## Data shown
►

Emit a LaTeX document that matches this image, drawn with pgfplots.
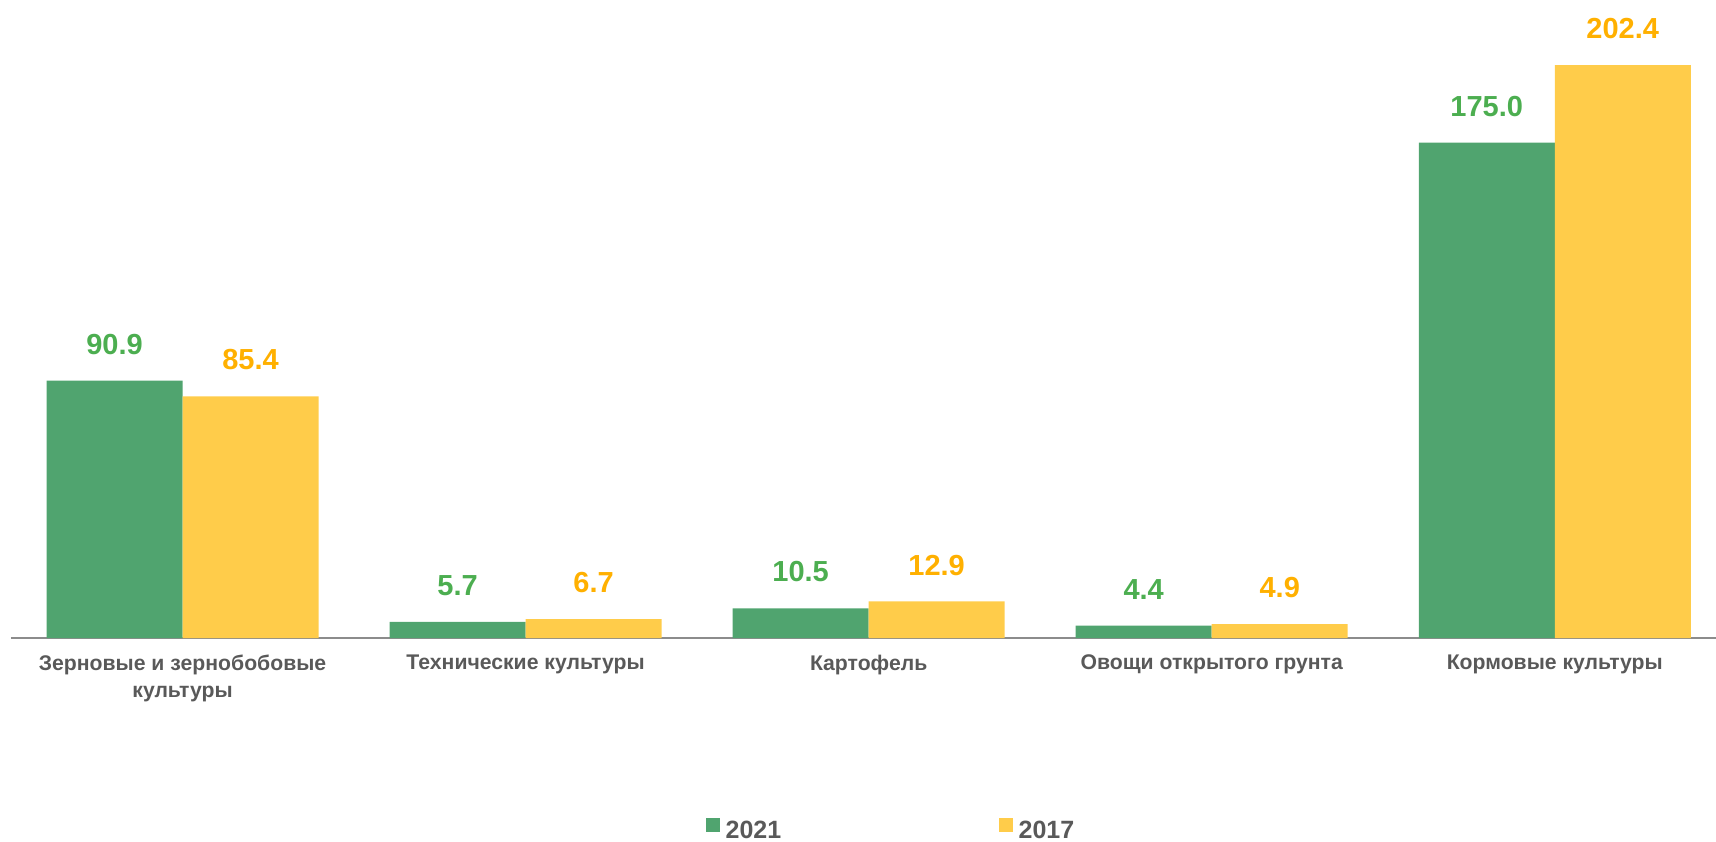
\documentclass[border=0pt]{standalone}
\usepackage{fontspec}
\setmainfont{Liberation Sans}
\usepackage{pgfplots}
\pgfplotsset{compat=1.18}
\definecolor{bargreen}{HTML}{50A46F}
\definecolor{baryellow}{HTML}{FFCC4A}
\definecolor{lblgreen}{HTML}{4CAE50}
\definecolor{lblorange}{HTML}{FFB000}
\definecolor{txtgray}{HTML}{595959}
\definecolor{axgray}{HTML}{8C8C8C}
\begin{document}
\begin{tikzpicture}
\useasboundingbox (0,0) rectangle (858pt,420.5pt);
\begin{axis}[
  at={(5.5pt,101.5pt)}, anchor=south west,
  scale only axis, width=852.5pt, height=319pt,
  ybar=0pt, bar width=68pt,
  xmin=-0.5, xmax=4.47, ymin=0, ymax=225.4,
  axis y line=none, axis x line*=bottom,
  x axis line style={draw=axgray, line width=0.9pt, -},
  xtick={0,1,2,3,4},
  xticklabels={{Зерновые и зернобобовые\\культуры},{Технические культуры},{Картофель},{Овощи открытого грунта},{Кормовые культуры}},
  major tick length=0pt,
  xticklabel style={font=\bfseries\fontsize{10.6}{13.2}\selectfont, text=txtgray, align=center, yshift=-5pt},
  /pgf/number format/assume math mode=true,
  point meta=y,
  nodes near coords={\pgfmathprintnumber[fixed,fixed zerofill,precision=1]{\pgfplotspointmeta}},
  every node near coord/.append style={font=\bfseries\fontsize{14.5}{17}\selectfont, yshift=9.5pt},
  legend image code/.code={\fill[#1] (0pt,0pt) rectangle (7pt,7pt);},
  legend style={draw=none, fill=none, legend columns=2, at={(0.4072,-0.3201)}, anchor=south west,
    inner sep=0pt, font=\bfseries\fontsize{12.5}{15}\selectfont, text=txtgray,
    column sep=3pt, /tikz/every even column/.append style={column sep=108.7pt},
    nodes={inner sep=0pt}},
]
\addplot[fill=bargreen, draw=none, every node near coord/.append style={text=lblgreen}]
  coordinates {(0,90.9) (1,5.7) (2,10.5) (3,4.4) (4,175.0)};
\addplot[fill=baryellow, draw=none, every node near coord/.append style={text=lblorange}]
  coordinates {(0,85.4) (1,6.7) (2,12.9) (3,4.9) (4,202.4)};
\legend{2021,2017}
\end{axis}
\end{tikzpicture}
\end{document}
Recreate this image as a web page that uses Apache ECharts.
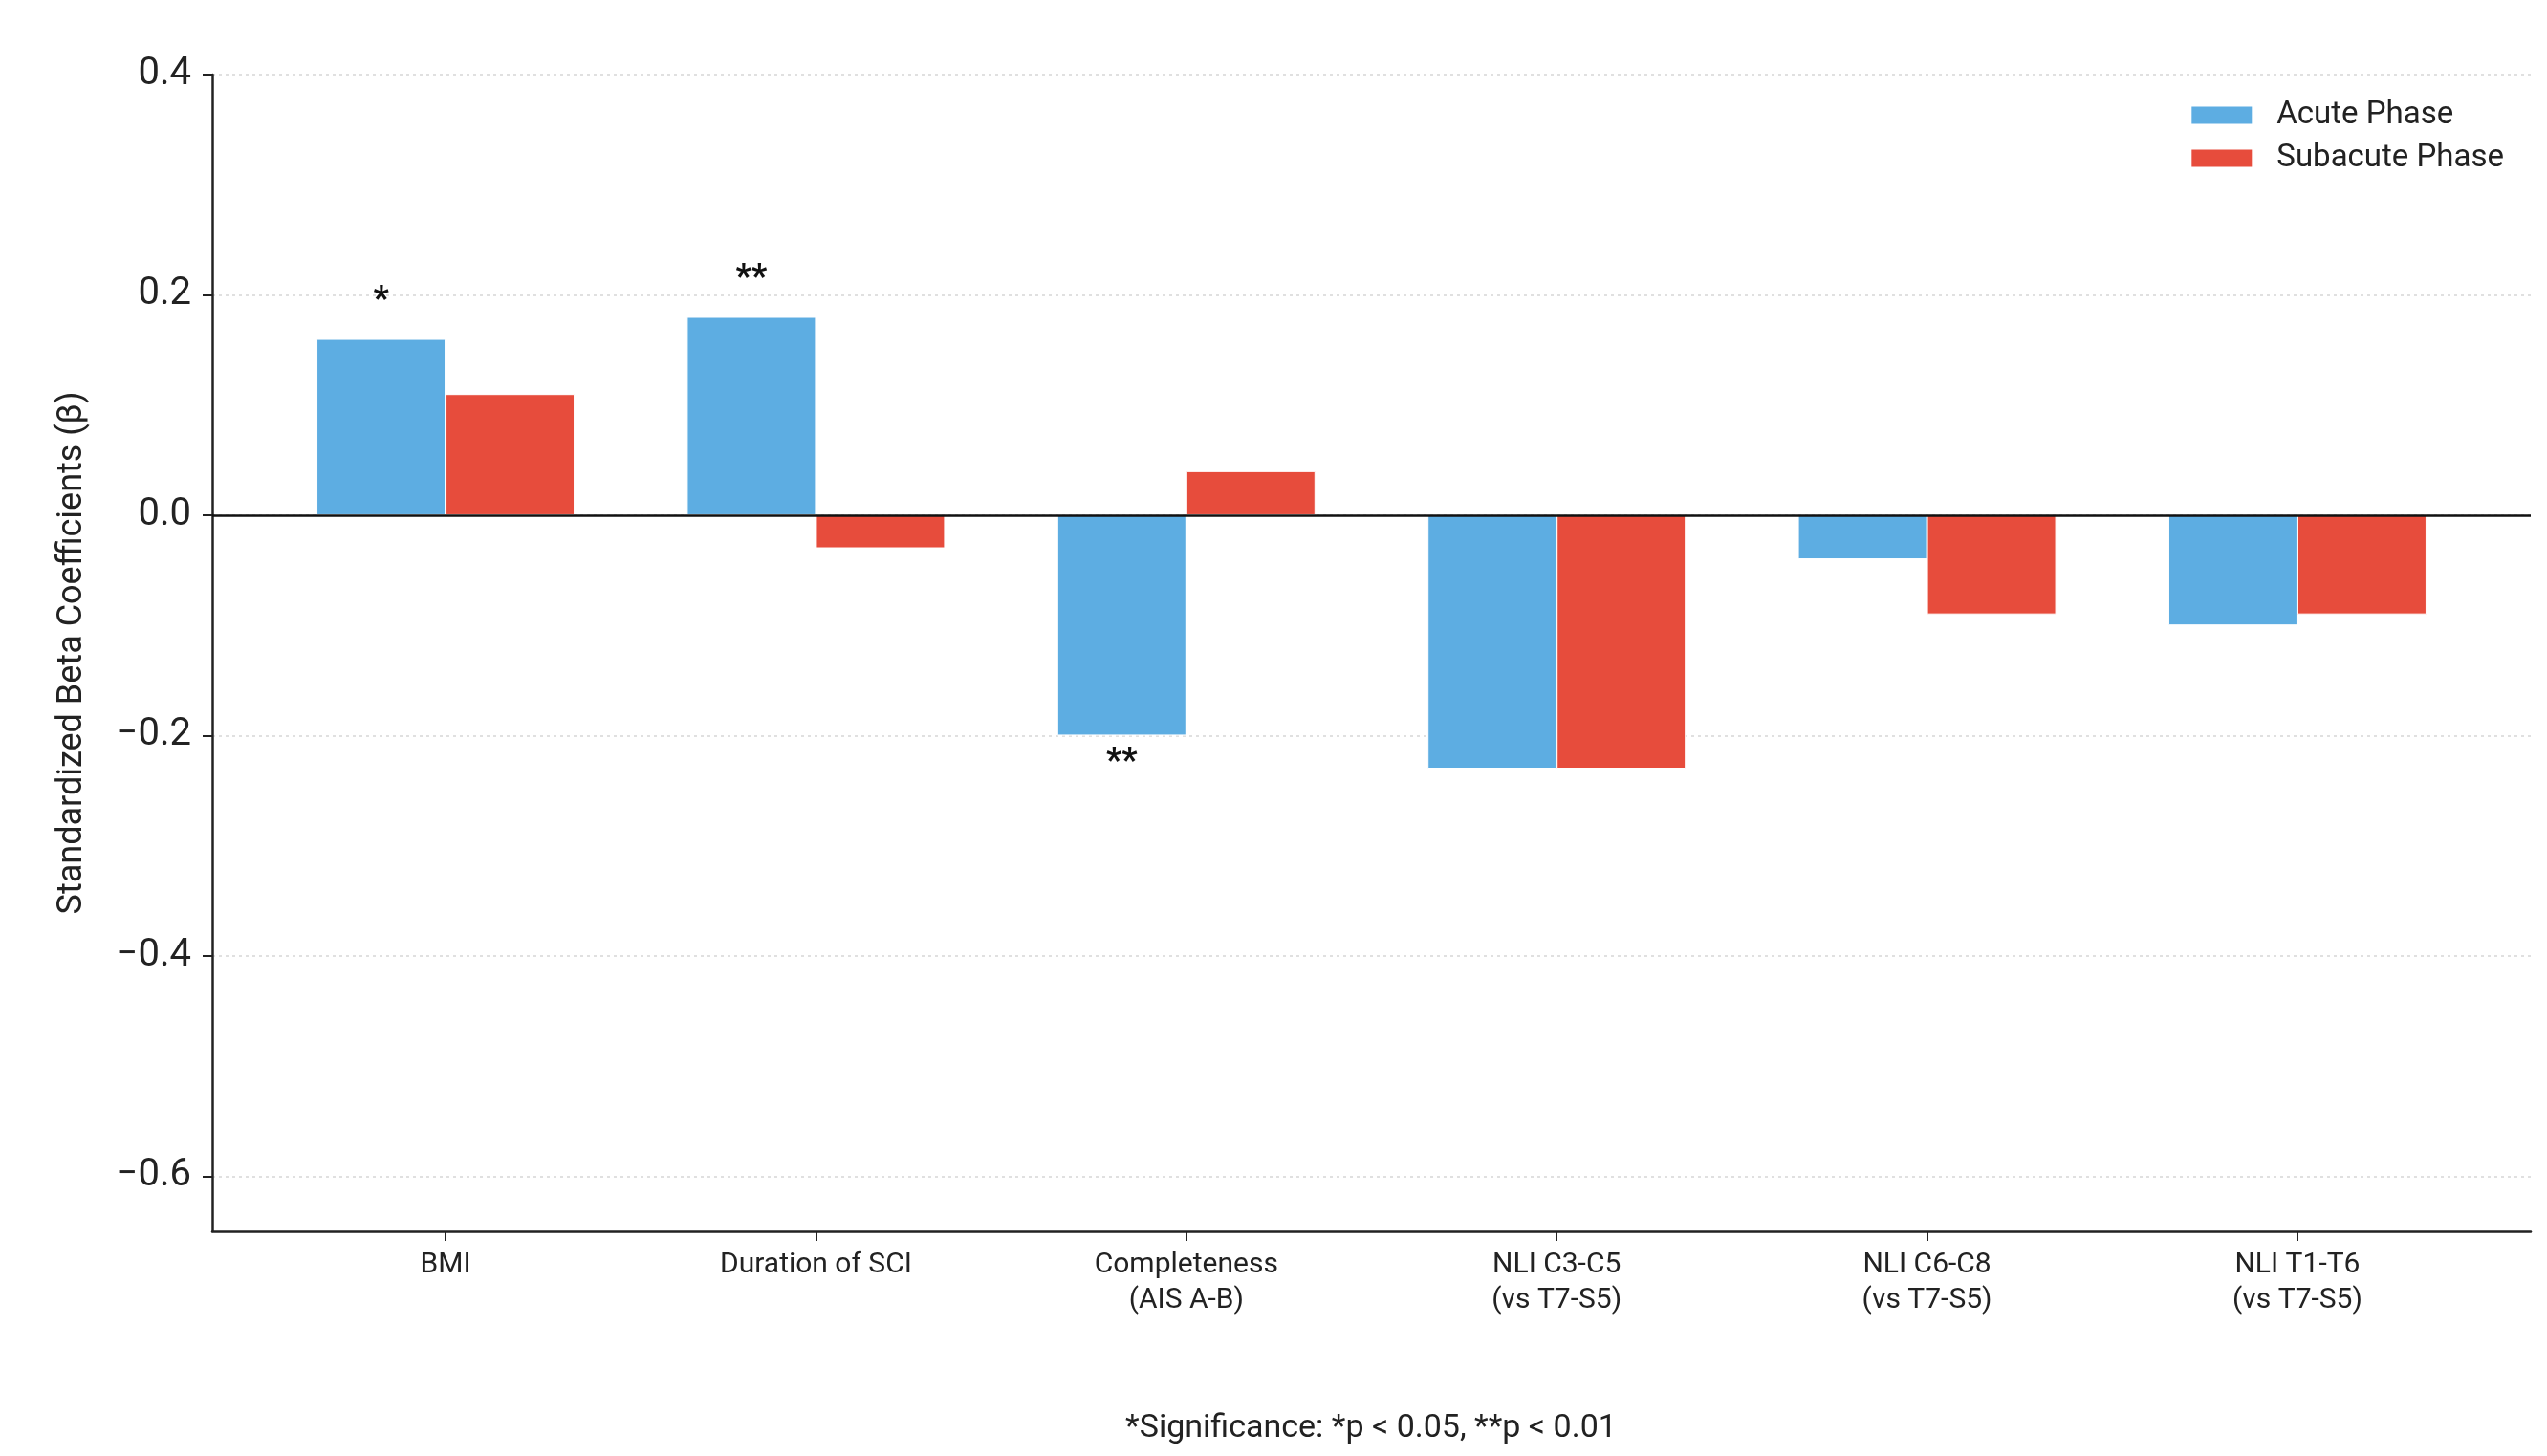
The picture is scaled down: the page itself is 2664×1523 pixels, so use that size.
<!DOCTYPE html>
<html>
<head>
<meta charset="utf-8">
<title>Standardized Beta Coefficients</title>
<script src="https://cdn.jsdelivr.net/npm/echarts@6/dist/echarts.min.js"></script>
<style>
  html, body { margin: 0; padding: 0; background: #fff; }
  #chart { width: 2664px; height: 1523px; }
</style>
</head>
<body>
<div id="chart"></div>
<script>
// Categorías del eje X
const categories = ['BMI', 'Duration of SCI', 'Completeness\n(AIS A-B)', 'NLI C3-C5\n(vs T7-S5)', 'NLI C6-C8\n(vs T7-S5)', 'NLI T1-T6\n(vs T7-S5)'];

// Valores de cada serie
const acuteValues = [0.16, 0.18, -0.20, -0.23, -0.04, -0.10];
const subacuteValues = [0.11, -0.03, 0.04, -0.23, -0.09, -0.09];

// Marcas de significancia (solo fase aguda)
const acuteSig = ['*', '**', '**', '', '', ''];
const subacuteSig = ['', '', '', '', '', ''];

// Marcas del eje Y
const yTicks = [-0.6, -0.4, -0.2, 0.0, 0.2, 0.4];
const xTicks = [0, 1, 2, 3, 4, 5];

const FONT = 'Roboto';
const chart = echarts.init(document.getElementById('chart'));

// Convertir valores en puntos [x, y] con etiqueta arriba o abajo
function buildData(values, sig) {
    return values.map((v, i) => ({
        value: [i, v],
        label: {
            show: sig[i] !== '',
            position: v >= 0 ? 'top' : 'bottom',
            distance: v >= 0 ? 22 : 11
        }
    }));
}

const sigLabel = (sig) => ({
    show: true,
    formatter: p => sig[p.dataIndex],
    fontFamily: FONT,
    fontSize: 36,
    fontWeight: 'bold',
    color: '#111'
});

const option = {
    animation: false,
    backgroundColor: '#ffffff',
    textStyle: { fontFamily: FONT },
    grid: { left: 222, right: 17, top: 78, bottom: 235 },
    legend: {
        orient: 'vertical',
        right: 40,
        top: 99,
        itemWidth: 65,
        itemHeight: 20,
        itemGap: 12,
        icon: 'rect',
        textStyle: { fontFamily: FONT, fontSize: 33, color: '#222', padding: [0, 0, 0, 20] },
        data: ['Acute Phase', 'Subacute Phase']
    },
    xAxis: {
        type: 'value',
        min: -0.63,
        max: 5.63,
        axisLine: { onZero: false, lineStyle: { color: '#222', width: 2.5 } },
        axisTick: { show: true, customValues: xTicks, length: 10, lineStyle: { color: '#222', width: 2 } },
        axisLabel: {
            customValues: xTicks,
            formatter: v => categories[Math.round(v)] || '',
            fontFamily: FONT,
            fontSize: 30,
            lineHeight: 37,
            color: '#222',
            margin: 17
        },
        splitLine: { show: false }
    },
    yAxis: {
        type: 'value',
        min: -0.65,
        max: 0.4,
        name: 'Standardized Beta Coefficients (β)',
        nameLocation: 'middle',
        nameGap: 128,
        nameTextStyle: { fontFamily: FONT, fontSize: 36, color: '#222' },
        axisLine: { show: true, onZero: false, lineStyle: { color: '#222', width: 2.5 } },
        axisTick: { show: true, customValues: yTicks, length: 10, lineStyle: { color: '#222', width: 2 } },
        axisLabel: {
            customValues: yTicks,
            formatter: v => (v < 0 ? '\u2212' : '') + Math.abs(v).toFixed(1),
            fontFamily: FONT,
            fontSize: 40,
            color: '#222',
            margin: 22
        },
        splitLine: { show: true, lineStyle: { color: '#d6d6d6', type: [3, 4], width: 1.5 } }
    },
    series: [
        {
            name: 'Acute Phase',
            type: 'bar',
            barWidth: 135,
            barGap: '0%',
            itemStyle: { color: '#5DADE2', borderColor: '#ffffff', borderWidth: 1 },
            label: sigLabel(acuteSig),
            data: buildData(acuteValues, acuteSig),
            markLine: {
                silent: true,
                symbol: 'none',
                label: { show: false },
                lineStyle: { color: '#111', type: 'solid', width: 2.5 },
                data: [{ yAxis: 0 }],
                z: 10
            }
        },
        {
            name: 'Subacute Phase',
            type: 'bar',
            barWidth: 135,
            barGap: '0%',
            itemStyle: { color: '#E74C3C', borderColor: '#ffffff', borderWidth: 1 },
            label: sigLabel(subacuteSig),
            data: buildData(subacuteValues, subacuteSig)
        }
    ],
    graphic: [
        {
            type: 'text',
            x: 1434,
            y: 1494,
            style: {
                text: '*Significance: *p < 0.05, **p < 0.01',
                fontFamily: FONT,
                fontSize: 34,
                fill: '#222',
                textAlign: 'center',
                textVerticalAlign: 'middle'
            }
        }
    ]
};

chart.setOption(option);
</script>
</body>
</html>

◄

## Exercise description
Set the pictures aside and transcribe the data above exactly.

## Task answer
Emit a LaTeX document that matches this image, drawn with pgfplots.
\documentclass[border=0pt]{standalone}
\usepackage{fontspec}
\setmainfont{Liberation Sans}
\usepackage{pgfplots}
\pgfplotsset{compat=1.18}
\definecolor{bargreen}{HTML}{50A46F}
\definecolor{baryellow}{HTML}{FFCC4A}
\definecolor{lblgreen}{HTML}{4CAE50}
\definecolor{lblorange}{HTML}{FFB000}
\definecolor{txtgray}{HTML}{595959}
\definecolor{axgray}{HTML}{8C8C8C}
\begin{document}
\begin{tikzpicture}
\useasboundingbox (0,0) rectangle (858pt,420.5pt);
\begin{axis}[
  at={(5.5pt,101.5pt)}, anchor=south west,
  scale only axis, width=852.5pt, height=319pt,
  ybar=0pt, bar width=68pt,
  xmin=-0.5, xmax=4.47, ymin=0, ymax=225.4,
  axis y line=none, axis x line*=bottom,
  x axis line style={draw=axgray, line width=0.9pt, -},
  xtick={0,1,2,3,4},
  xticklabels={{Зерновые и зернобобовые\\культуры},{Технические культуры},{Картофель},{Овощи открытого грунта},{Кормовые культуры}},
  major tick length=0pt,
  xticklabel style={font=\bfseries\fontsize{10.6}{13.2}\selectfont, text=txtgray, align=center, yshift=-5pt},
  /pgf/number format/assume math mode=true,
  point meta=y,
  nodes near coords={\pgfmathprintnumber[fixed,fixed zerofill,precision=1]{\pgfplotspointmeta}},
  every node near coord/.append style={font=\bfseries\fontsize{14.5}{17}\selectfont, yshift=9.5pt},
  legend image code/.code={\fill[#1] (0pt,0pt) rectangle (7pt,7pt);},
  legend style={draw=none, fill=none, legend columns=2, at={(0.4072,-0.3201)}, anchor=south west,
    inner sep=0pt, font=\bfseries\fontsize{12.5}{15}\selectfont, text=txtgray,
    column sep=3pt, /tikz/every even column/.append style={column sep=108.7pt},
    nodes={inner sep=0pt}},
]
\addplot[fill=bargreen, draw=none, every node near coord/.append style={text=lblgreen}]
  coordinates {(0,90.9) (1,5.7) (2,10.5) (3,4.4) (4,175.0)};
\addplot[fill=baryellow, draw=none, every node near coord/.append style={text=lblorange}]
  coordinates {(0,85.4) (1,6.7) (2,12.9) (3,4.9) (4,202.4)};
\legend{2021,2017}
\end{axis}
\end{tikzpicture}
\end{document}
Recreate this image as a web page that uses Apache ECharts.
The picture is scaled down: the page itself is 2664×1523 pixels, so use that size.
<!DOCTYPE html>
<html>
<head>
<meta charset="utf-8">
<title>Standardized Beta Coefficients</title>
<script src="https://cdn.jsdelivr.net/npm/echarts@6/dist/echarts.min.js"></script>
<style>
  html, body { margin: 0; padding: 0; background: #fff; }
  #chart { width: 2664px; height: 1523px; }
</style>
</head>
<body>
<div id="chart"></div>
<script>
// Categorías del eje X
const categories = ['BMI', 'Duration of SCI', 'Completeness\n(AIS A-B)', 'NLI C3-C5\n(vs T7-S5)', 'NLI C6-C8\n(vs T7-S5)', 'NLI T1-T6\n(vs T7-S5)'];

// Valores de cada serie
const acuteValues = [0.16, 0.18, -0.20, -0.23, -0.04, -0.10];
const subacuteValues = [0.11, -0.03, 0.04, -0.23, -0.09, -0.09];

// Marcas de significancia (solo fase aguda)
const acuteSig = ['*', '**', '**', '', '', ''];
const subacuteSig = ['', '', '', '', '', ''];

// Marcas del eje Y
const yTicks = [-0.6, -0.4, -0.2, 0.0, 0.2, 0.4];
const xTicks = [0, 1, 2, 3, 4, 5];

const FONT = 'Roboto';
const chart = echarts.init(document.getElementById('chart'));

// Convertir valores en puntos [x, y] con etiqueta arriba o abajo
function buildData(values, sig) {
    return values.map((v, i) => ({
        value: [i, v],
        label: {
            show: sig[i] !== '',
            position: v >= 0 ? 'top' : 'bottom',
            distance: v >= 0 ? 22 : 11
        }
    }));
}

const sigLabel = (sig) => ({
    show: true,
    formatter: p => sig[p.dataIndex],
    fontFamily: FONT,
    fontSize: 36,
    fontWeight: 'bold',
    color: '#111'
});

const option = {
    animation: false,
    backgroundColor: '#ffffff',
    textStyle: { fontFamily: FONT },
    grid: { left: 222, right: 17, top: 78, bottom: 235 },
    legend: {
        orient: 'vertical',
        right: 40,
        top: 99,
        itemWidth: 65,
        itemHeight: 20,
        itemGap: 12,
        icon: 'rect',
        textStyle: { fontFamily: FONT, fontSize: 33, color: '#222', padding: [0, 0, 0, 20] },
        data: ['Acute Phase', 'Subacute Phase']
    },
    xAxis: {
        type: 'value',
        min: -0.63,
        max: 5.63,
        axisLine: { onZero: false, lineStyle: { color: '#222', width: 2.5 } },
        axisTick: { show: true, customValues: xTicks, length: 10, lineStyle: { color: '#222', width: 2 } },
        axisLabel: {
            customValues: xTicks,
            formatter: v => categories[Math.round(v)] || '',
            fontFamily: FONT,
            fontSize: 30,
            lineHeight: 37,
            color: '#222',
            margin: 17
        },
        splitLine: { show: false }
    },
    yAxis: {
        type: 'value',
        min: -0.65,
        max: 0.4,
        name: 'Standardized Beta Coefficients (β)',
        nameLocation: 'middle',
        nameGap: 128,
        nameTextStyle: { fontFamily: FONT, fontSize: 36, color: '#222' },
        axisLine: { show: true, onZero: false, lineStyle: { color: '#222', width: 2.5 } },
        axisTick: { show: true, customValues: yTicks, length: 10, lineStyle: { color: '#222', width: 2 } },
        axisLabel: {
            customValues: yTicks,
            formatter: v => (v < 0 ? '\u2212' : '') + Math.abs(v).toFixed(1),
            fontFamily: FONT,
            fontSize: 40,
            color: '#222',
            margin: 22
        },
        splitLine: { show: true, lineStyle: { color: '#d6d6d6', type: [3, 4], width: 1.5 } }
    },
    series: [
        {
            name: 'Acute Phase',
            type: 'bar',
            barWidth: 135,
            barGap: '0%',
            itemStyle: { color: '#5DADE2', borderColor: '#ffffff', borderWidth: 1 },
            label: sigLabel(acuteSig),
            data: buildData(acuteValues, acuteSig),
            markLine: {
                silent: true,
                symbol: 'none',
                label: { show: false },
                lineStyle: { color: '#111', type: 'solid', width: 2.5 },
                data: [{ yAxis: 0 }],
                z: 10
            }
        },
        {
            name: 'Subacute Phase',
            type: 'bar',
            barWidth: 135,
            barGap: '0%',
            itemStyle: { color: '#E74C3C', borderColor: '#ffffff', borderWidth: 1 },
            label: sigLabel(subacuteSig),
            data: buildData(subacuteValues, subacuteSig)
        }
    ],
    graphic: [
        {
            type: 'text',
            x: 1434,
            y: 1494,
            style: {
                text: '*Significance: *p < 0.05, **p < 0.01',
                fontFamily: FONT,
                fontSize: 34,
                fill: '#222',
                textAlign: 'center',
                textVerticalAlign: 'middle'
            }
        }
    ]
};

chart.setOption(option);
</script>
</body>
</html>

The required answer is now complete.